Prison doors are often heard slamming shut by themselves, and male and female voices can be heard crying for help – although this might be to do with the fact that part of the building has been converted into a cinema.
Llancaiach Fawr, South Wales
Photo: Mike's Relat
This old manor house has stood since the 16th century.

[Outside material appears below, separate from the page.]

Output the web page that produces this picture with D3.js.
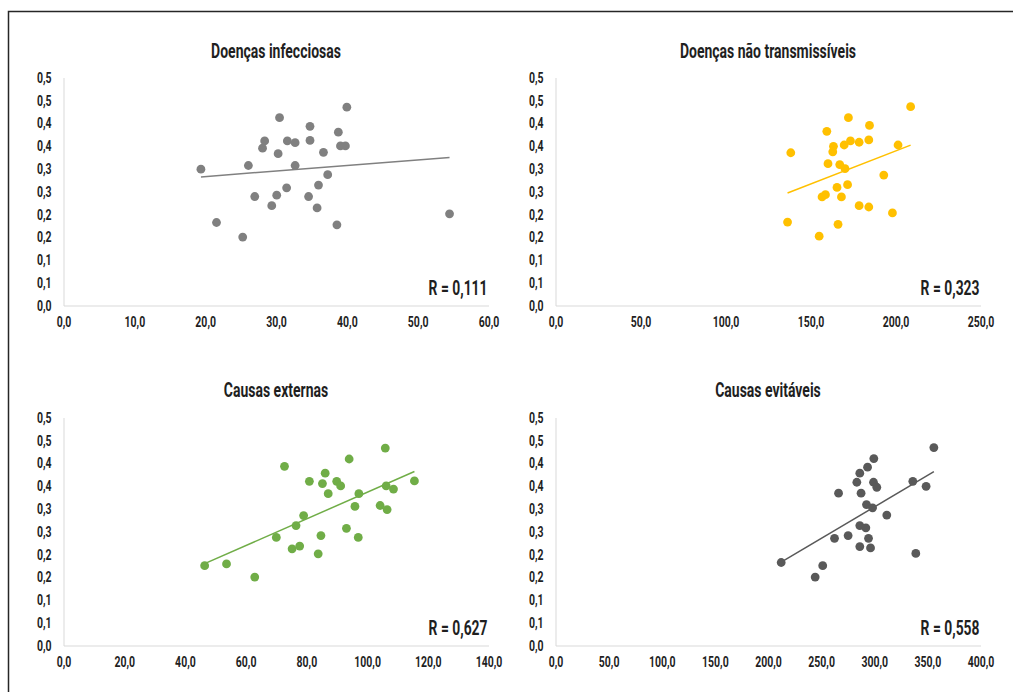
<!DOCTYPE html>
<html>
<head>
<meta charset="utf-8">
<script src="https://cdn.jsdelivr.net/npm/d3@7"></script>
<style>
  html, body { margin: 0; padding: 0; background: #ffffff; }
  svg { display: block; }
  text { font-family: Roboto, "Liberation Sans", sans-serif; font-weight: bold; fill: #1f1f1f; }
</style>
</head>
<body>
<svg id="chart" width="1013" height="692"></svg>
<script>
// Shared y values: proportion (0–0.5), one per state
// Panel 1 — Doenças infecciosas
const infecX = [19.4, 21.6, 25.3, 26.1, 27.0, 28.1, 28.4, 29.4, 30.1, 30.3, 30.5, 31.5, 31.6, 32.7, 32.7, 34.6, 34.8, 34.8, 35.8, 36.0, 36.7, 37.3, 38.6, 38.8, 39.1, 39.8, 40.0, 54.5];
const infecY = [0.299, 0.182, 0.150, 0.307, 0.239, 0.345, 0.361, 0.219, 0.242, 0.333, 0.412, 0.258, 0.361, 0.357, 0.307, 0.239, 0.362, 0.393, 0.214, 0.264, 0.336, 0.287, 0.177, 0.380, 0.350, 0.350, 0.435, 0.201];

// Panel 2 — Doenças não transmissíveis
const dntX = [136.5, 138.4, 155.1, 156.8, 158.8, 159.6, 160.3, 163.1, 163.5, 165.6, 166.2, 167.2, 168.2, 169.8, 170.3, 171.8, 172.3, 173.5, 178.6, 178.6, 184.3, 184.3, 184.7, 193.1, 198.2, 201.5, 208.9];
const dntY = [0.183, 0.335, 0.152, 0.238, 0.243, 0.382, 0.311, 0.337, 0.349, 0.259, 0.178, 0.309, 0.238, 0.352, 0.300, 0.265, 0.412, 0.361, 0.358, 0.219, 0.363, 0.216, 0.395, 0.286, 0.203, 0.352, 0.436];

// Panel 3 — Causas externas
const extX = [46.5, 53.7, 63.0, 70.1, 72.8, 75.3, 76.6, 77.8, 79.1, 81.0, 83.9, 84.8, 85.3, 86.2, 87.2, 90.0, 91.3, 93.2, 94.1, 96.0, 97.1, 97.3, 104.3, 106.0, 106.3, 106.6, 108.7, 115.6];
const extY = [0.175, 0.179, 0.150, 0.237, 0.393, 0.212, 0.263, 0.218, 0.285, 0.360, 0.201, 0.241, 0.355, 0.378, 0.333, 0.360, 0.350, 0.257, 0.409, 0.305, 0.237, 0.333, 0.307, 0.433, 0.350, 0.298, 0.343, 0.361];

// Panel 4 — Causas evitáveis
const evitX = [212.4, 244.4, 251.5, 262.6, 266.4, 275.4, 283.6, 286.4, 286.4, 286.4, 287.6, 292.1, 292.7, 293.7, 294.6, 296.5, 298.4, 299.3, 299.6, 302.4, 311.8, 336.3, 339.1, 348.8, 356.1];
const evitY = [0.182, 0.150, 0.175, 0.235, 0.334, 0.241, 0.358, 0.378, 0.263, 0.217, 0.334, 0.258, 0.309, 0.391, 0.235, 0.214, 0.302, 0.358, 0.410, 0.347, 0.286, 0.360, 0.202, 0.349, 0.434];

const titles = ["Doenças infecciosas", "Doenças não transmissíveis", "Causas externas", "Causas evitáveis"];
const rLabels = ["R = 0,111", "R = 0,323", "R = 0,627", "R = 0,558"];
const xMax = [60, 250, 140, 400];
const xStep = [10, 50, 20, 50];
const yTicks = [0, 0.05, 0.10, 0.15, 0.20, 0.25, 0.30, 0.35, 0.40, 0.45, 0.50];
const yTickLabels = ["0,0", "0,1", "0,1", "0,2", "0,2", "0,3", "0,3", "0,4", "0,4", "0,5", "0,5"];
const colors = ["#808080", "#ffc000", "#70ad47", "#595959"];

const seriesX = [infecX, dntX, extX, evitX];
const seriesY = [infecY, dntY, extY, evitY];

const svg = d3.select("#chart");

// horizontally condense text around its anchor x
function condense(sel, sx) {
  sel.each(function () {
    const t = d3.select(this);
    const x0 = +(t.attr("x") || 0);
    t.attr("x", x0 / sx).attr("transform", `scale(${sx},1)`);
  });
}

// outer frame
svg.append("rect")
  .attr("x", 8.5).attr("y", 11.5)
  .attr("width", 1010).attr("height", 700)
  .attr("fill", "none").attr("stroke", "#262626").attr("stroke-width", 1.5);

// plot areas (pixel edges) and title anchors
const panels = [
  { l: 63.5, r: 488.5, t: 77.5, b: 305.5, tx: 276, ty: 58 },
  { l: 555.5, r: 980.5, t: 77.5, b: 305.5, tx: 768, ty: 58 },
  { l: 63.5, r: 488.5, t: 417.5, b: 645.5, tx: 276, ty: 397 },
  { l: 555.5, r: 980.5, t: 417.5, b: 645.5, tx: 768, ty: 397 }
];

const fmtX = v => d3.format(".1f")(v).replace(".", ",");

panels.forEach((p, i) => {
  const g = svg.append("g");
  const x = d3.scaleLinear().domain([0, xMax[i]]).range([p.l, p.r]);
  const y = d3.scaleLinear().domain([0, 0.5]).range([p.b, p.t]);

  // title
  const title = g.append("text")
    .attr("x", p.tx).attr("y", p.ty)
    .attr("text-anchor", "middle")
    .style("font-size", "20px")
    .text(titles[i]);
  condense(title, 0.70);

  // y axis
  const yAxis = d3.axisLeft(y).tickValues(yTicks).tickSize(0).tickPadding(12)
    .tickFormat((d, k) => yTickLabels[k]);
  const ya = g.append("g").attr("transform", `translate(${p.l},0)`).call(yAxis);
  ya.select(".domain").attr("stroke", "#d9d9d9");
  ya.selectAll("text").style("font-size", "15px").attr("fill", "#1f1f1f");
  condense(ya.selectAll("text"), 0.70);

  // x axis
  const xAxis = d3.axisBottom(x).tickValues(d3.range(0, xMax[i] + 0.001, xStep[i]))
    .tickSize(0).tickPadding(11).tickFormat(fmtX);
  const xa = g.append("g").attr("transform", `translate(0,${p.b})`).call(xAxis);
  xa.select(".domain").attr("stroke", "#d9d9d9");
  xa.selectAll("text").style("font-size", "15px").attr("fill", "#1f1f1f");
  condense(xa.selectAll("text"), 0.70);

  // linear trendline (least squares)
  const xs = seriesX[i], ys = seriesY[i];
  const mx = d3.mean(xs), my = d3.mean(ys);
  const slope = d3.sum(xs, (v, k) => (v - mx) * (ys[k] - my)) / d3.sum(xs, v => (v - mx) * (v - mx));
  const icpt = my - slope * mx;
  const [x0, x1] = d3.extent(xs);
  g.append("line")
    .attr("x1", x(x0)).attr("y1", y(icpt + slope * x0))
    .attr("x2", x(x1)).attr("y2", y(icpt + slope * x1))
    .attr("stroke", colors[i]).attr("stroke-width", 1.5);

  // points
  g.selectAll("circle")
    .data(xs.map((v, k) => [v, ys[k]]))
    .join("circle")
    .attr("cx", d => x(d[0])).attr("cy", d => y(d[1]))
    .attr("r", 4.4)
    .attr("fill", colors[i]);

  // correlation label
  const rl = g.append("text")
    .attr("x", p.r - 1).attr("y", p.b - 10)
    .attr("text-anchor", "end")
    .style("font-size", "21px")
    .text(rLabels[i]);
  condense(rl, 0.66);
});
</script>
</body>
</html>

It's seen all manner of upheaval, particularly during the civil war.
The most frequently sighted ghost is thought to be that of a housekeeper who died in tragic circumstances, while visitors have also reported a little boy’s spirit tugging at their hair.
It’s currently peak ghost-watching season at Llancaiach Fawr, so get your skates on if you fancy an eerie evening tour of the manor.
You can also watch goings-on at the house’s very modern ‘ghost cam’.
St Briavels Castle, Gloucestershire
Photo: Thomas Tolkein
Standing in some form or another since the Norman age, St Briavels is now a hostel that has scared untold outdoors enthusiasts since opening its doors to visitors in 1948.
Men in suits of armour, poltergeists, mystery screaming babies and girls walking through walls are just some of the peculiar phenomena which have been reported here. Crikey!
Jamaica Inn, Cornwall
Photo: Str3ss Less
Cornwall has its fair share of ghoulish goings-on, but the Jamaica Inn is regarded as one of the region's most paranormally 'active' spots.
The spirit of a cloaked highwayman reportedly lurks in the grounds, while sounds of phantom horse’s hooves are commonplace. Some people have even heard ghosts talking in the ancient Cornish language in the snug of the bar.
In the unlikely event of you going to the Jamaica Inn and not spotting any ghosts, you can console yourself with a fine selection of real ales, home cooked food and a look at Cornwall’s most extensive smuggling museum.